Dataset records:

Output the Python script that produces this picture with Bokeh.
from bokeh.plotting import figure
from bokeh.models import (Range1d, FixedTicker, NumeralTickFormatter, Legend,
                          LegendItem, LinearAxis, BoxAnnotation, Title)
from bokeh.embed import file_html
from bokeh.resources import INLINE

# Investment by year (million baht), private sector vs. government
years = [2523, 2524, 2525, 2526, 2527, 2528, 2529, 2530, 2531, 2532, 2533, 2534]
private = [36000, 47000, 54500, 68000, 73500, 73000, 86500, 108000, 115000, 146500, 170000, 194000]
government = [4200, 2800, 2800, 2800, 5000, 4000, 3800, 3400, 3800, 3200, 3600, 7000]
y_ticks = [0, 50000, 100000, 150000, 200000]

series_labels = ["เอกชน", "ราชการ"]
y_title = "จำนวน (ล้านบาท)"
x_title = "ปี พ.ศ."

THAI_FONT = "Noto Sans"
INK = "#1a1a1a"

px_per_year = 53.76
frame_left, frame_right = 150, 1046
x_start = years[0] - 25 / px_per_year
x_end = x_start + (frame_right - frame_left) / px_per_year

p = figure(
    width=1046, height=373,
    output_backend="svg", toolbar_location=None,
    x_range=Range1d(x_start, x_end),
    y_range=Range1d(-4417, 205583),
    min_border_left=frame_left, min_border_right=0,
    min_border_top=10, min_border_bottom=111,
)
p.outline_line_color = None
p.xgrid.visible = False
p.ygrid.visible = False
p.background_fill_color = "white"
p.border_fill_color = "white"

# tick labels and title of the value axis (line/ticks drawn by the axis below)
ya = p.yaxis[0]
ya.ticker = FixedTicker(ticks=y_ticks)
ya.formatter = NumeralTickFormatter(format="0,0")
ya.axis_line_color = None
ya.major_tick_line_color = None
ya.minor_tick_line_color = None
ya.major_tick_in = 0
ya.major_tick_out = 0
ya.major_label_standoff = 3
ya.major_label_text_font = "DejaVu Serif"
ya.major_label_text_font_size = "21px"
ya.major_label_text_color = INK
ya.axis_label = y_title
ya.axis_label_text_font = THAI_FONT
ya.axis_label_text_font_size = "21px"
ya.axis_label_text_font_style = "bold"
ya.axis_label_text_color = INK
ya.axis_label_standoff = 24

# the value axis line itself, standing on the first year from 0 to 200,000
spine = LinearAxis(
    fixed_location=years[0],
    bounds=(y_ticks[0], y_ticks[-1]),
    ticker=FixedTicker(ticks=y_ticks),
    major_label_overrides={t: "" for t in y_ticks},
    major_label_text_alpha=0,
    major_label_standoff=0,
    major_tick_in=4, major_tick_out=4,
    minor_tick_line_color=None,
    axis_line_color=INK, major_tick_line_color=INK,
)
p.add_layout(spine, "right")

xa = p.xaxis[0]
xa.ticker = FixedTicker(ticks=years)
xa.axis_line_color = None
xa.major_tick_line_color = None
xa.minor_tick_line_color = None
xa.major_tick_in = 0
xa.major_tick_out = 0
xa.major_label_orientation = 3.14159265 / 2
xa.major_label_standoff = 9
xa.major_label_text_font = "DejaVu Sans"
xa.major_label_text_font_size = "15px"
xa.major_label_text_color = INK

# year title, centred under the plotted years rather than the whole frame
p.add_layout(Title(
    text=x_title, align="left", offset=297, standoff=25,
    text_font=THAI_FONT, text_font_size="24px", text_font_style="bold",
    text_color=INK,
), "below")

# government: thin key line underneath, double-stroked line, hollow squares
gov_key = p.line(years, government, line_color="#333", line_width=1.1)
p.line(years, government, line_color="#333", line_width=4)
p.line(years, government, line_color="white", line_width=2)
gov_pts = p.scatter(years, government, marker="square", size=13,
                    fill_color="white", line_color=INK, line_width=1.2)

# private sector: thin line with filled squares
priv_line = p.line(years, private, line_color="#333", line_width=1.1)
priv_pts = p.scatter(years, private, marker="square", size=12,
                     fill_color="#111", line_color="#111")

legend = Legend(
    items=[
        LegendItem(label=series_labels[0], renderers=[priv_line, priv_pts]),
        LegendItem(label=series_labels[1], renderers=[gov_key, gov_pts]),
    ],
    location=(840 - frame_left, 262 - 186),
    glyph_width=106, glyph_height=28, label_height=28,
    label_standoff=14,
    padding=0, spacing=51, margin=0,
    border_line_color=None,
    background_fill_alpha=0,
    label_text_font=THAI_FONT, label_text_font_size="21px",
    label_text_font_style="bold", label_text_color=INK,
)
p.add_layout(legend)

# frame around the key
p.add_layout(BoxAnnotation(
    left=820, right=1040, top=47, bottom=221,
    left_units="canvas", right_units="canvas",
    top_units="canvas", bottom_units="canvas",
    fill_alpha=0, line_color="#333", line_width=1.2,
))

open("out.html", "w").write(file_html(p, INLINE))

...

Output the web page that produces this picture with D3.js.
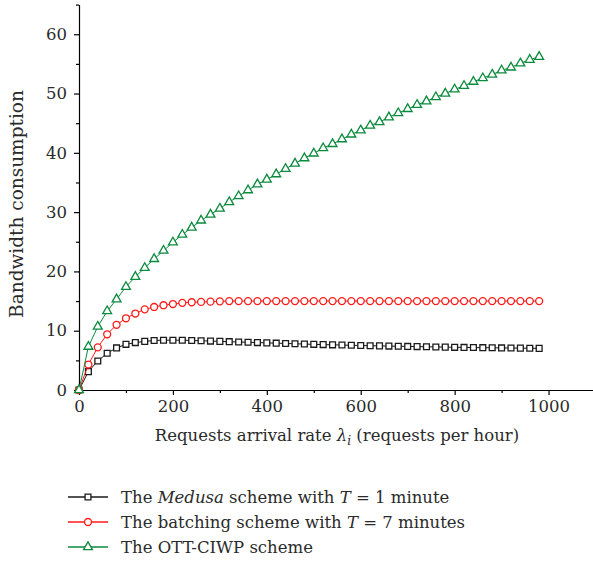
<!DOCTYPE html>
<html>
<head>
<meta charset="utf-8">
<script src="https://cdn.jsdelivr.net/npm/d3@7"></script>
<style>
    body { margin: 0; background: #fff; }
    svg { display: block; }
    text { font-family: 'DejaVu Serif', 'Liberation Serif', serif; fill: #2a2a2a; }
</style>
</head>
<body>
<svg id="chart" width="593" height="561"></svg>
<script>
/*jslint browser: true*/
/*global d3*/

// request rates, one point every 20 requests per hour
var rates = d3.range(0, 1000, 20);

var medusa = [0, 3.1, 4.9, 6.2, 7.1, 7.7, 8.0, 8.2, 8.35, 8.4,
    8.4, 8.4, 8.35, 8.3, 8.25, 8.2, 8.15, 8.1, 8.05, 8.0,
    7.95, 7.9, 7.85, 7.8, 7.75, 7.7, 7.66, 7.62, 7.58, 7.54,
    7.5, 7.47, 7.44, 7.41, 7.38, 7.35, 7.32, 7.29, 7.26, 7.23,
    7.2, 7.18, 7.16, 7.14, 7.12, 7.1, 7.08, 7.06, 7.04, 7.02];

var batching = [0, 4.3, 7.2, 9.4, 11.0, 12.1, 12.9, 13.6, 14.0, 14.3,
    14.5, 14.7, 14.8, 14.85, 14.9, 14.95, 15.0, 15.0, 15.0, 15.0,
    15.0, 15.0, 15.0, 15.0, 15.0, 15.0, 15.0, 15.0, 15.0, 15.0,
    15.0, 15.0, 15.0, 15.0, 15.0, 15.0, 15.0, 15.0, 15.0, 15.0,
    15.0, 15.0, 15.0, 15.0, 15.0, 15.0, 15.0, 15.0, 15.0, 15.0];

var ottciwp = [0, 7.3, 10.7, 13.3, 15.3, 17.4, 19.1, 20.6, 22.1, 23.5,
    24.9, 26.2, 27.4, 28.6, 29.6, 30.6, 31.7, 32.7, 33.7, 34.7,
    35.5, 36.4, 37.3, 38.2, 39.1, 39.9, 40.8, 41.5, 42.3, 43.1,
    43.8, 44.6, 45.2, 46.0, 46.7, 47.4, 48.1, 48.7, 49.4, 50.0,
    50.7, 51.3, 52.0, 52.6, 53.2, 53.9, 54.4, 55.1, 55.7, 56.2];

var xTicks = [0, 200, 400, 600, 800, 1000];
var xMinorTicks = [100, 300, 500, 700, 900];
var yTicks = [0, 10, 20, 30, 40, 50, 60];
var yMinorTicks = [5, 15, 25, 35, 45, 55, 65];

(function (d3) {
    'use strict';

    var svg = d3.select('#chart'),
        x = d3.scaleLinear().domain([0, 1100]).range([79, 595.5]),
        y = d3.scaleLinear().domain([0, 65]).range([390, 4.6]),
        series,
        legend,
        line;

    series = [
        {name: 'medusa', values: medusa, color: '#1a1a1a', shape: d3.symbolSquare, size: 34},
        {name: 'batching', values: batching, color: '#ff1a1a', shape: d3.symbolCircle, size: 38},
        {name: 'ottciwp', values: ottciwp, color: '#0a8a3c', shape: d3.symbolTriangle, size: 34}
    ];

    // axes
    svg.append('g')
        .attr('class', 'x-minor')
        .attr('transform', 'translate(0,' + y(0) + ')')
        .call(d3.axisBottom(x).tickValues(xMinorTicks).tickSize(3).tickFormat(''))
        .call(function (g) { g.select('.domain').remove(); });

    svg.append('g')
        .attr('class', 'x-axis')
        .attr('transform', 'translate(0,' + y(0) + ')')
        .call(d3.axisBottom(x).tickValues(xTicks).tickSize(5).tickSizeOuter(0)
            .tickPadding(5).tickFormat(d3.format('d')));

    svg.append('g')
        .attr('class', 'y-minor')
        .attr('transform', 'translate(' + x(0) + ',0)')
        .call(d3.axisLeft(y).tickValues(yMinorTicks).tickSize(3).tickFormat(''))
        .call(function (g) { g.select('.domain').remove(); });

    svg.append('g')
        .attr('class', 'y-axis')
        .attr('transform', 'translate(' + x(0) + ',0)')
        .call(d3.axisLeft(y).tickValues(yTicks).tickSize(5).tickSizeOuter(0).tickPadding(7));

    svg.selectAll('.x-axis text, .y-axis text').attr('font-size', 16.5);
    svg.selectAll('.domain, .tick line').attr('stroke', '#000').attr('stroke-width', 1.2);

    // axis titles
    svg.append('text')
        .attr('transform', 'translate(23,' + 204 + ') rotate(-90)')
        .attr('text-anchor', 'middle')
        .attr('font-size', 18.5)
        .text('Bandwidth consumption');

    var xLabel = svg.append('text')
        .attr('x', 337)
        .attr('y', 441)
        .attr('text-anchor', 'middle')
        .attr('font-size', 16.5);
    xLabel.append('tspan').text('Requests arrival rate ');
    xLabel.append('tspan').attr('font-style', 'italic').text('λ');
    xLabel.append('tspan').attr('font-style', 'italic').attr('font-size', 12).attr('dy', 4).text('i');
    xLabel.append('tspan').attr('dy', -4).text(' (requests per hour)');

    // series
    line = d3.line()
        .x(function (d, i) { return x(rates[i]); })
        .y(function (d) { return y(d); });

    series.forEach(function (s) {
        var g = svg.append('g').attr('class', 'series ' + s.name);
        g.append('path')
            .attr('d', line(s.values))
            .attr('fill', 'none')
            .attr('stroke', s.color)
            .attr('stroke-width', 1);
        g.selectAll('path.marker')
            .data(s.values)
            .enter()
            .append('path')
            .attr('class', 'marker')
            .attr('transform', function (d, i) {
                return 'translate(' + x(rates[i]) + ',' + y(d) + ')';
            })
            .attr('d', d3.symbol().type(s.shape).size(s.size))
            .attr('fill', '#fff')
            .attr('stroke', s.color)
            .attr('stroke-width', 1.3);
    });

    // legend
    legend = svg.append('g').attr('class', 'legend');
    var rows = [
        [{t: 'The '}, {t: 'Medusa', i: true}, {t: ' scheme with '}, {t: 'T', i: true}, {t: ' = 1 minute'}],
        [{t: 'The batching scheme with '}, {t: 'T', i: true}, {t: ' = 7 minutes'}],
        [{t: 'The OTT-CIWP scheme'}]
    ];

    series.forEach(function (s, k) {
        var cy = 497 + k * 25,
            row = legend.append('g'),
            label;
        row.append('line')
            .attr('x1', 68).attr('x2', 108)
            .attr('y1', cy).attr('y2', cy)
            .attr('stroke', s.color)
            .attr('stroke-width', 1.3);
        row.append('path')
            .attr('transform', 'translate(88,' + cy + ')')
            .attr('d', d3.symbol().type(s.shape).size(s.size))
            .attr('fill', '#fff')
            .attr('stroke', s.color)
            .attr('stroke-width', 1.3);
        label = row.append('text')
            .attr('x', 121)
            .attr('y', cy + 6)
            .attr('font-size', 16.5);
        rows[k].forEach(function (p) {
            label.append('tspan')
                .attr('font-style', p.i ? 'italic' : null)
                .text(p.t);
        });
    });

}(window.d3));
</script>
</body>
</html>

Task details: Above are the records. Print exactly the lines from the one containing "Output the web" to the one containing "7.2, 7.18, 7.16, 7.14, 7.12, 7.1, 7.08, 7.06, 7.04, 7.02];", both included, and nothing else; pictures are excluded.

Solution to this task:
Output the web page that produces this picture with D3.js.
<!DOCTYPE html>
<html>
<head>
<meta charset="utf-8">
<script src="https://cdn.jsdelivr.net/npm/d3@7"></script>
<style>
    body { margin: 0; background: #fff; }
    svg { display: block; }
    text { font-family: 'DejaVu Serif', 'Liberation Serif', serif; fill: #2a2a2a; }
</style>
</head>
<body>
<svg id="chart" width="593" height="561"></svg>
<script>
/*jslint browser: true*/
/*global d3*/

// request rates, one point every 20 requests per hour
var rates = d3.range(0, 1000, 20);

var medusa = [0, 3.1, 4.9, 6.2, 7.1, 7.7, 8.0, 8.2, 8.35, 8.4,
    8.4, 8.4, 8.35, 8.3, 8.25, 8.2, 8.15, 8.1, 8.05, 8.0,
    7.95, 7.9, 7.85, 7.8, 7.75, 7.7, 7.66, 7.62, 7.58, 7.54,
    7.5, 7.47, 7.44, 7.41, 7.38, 7.35, 7.32, 7.29, 7.26, 7.23,
    7.2, 7.18, 7.16, 7.14, 7.12, 7.1, 7.08, 7.06, 7.04, 7.02];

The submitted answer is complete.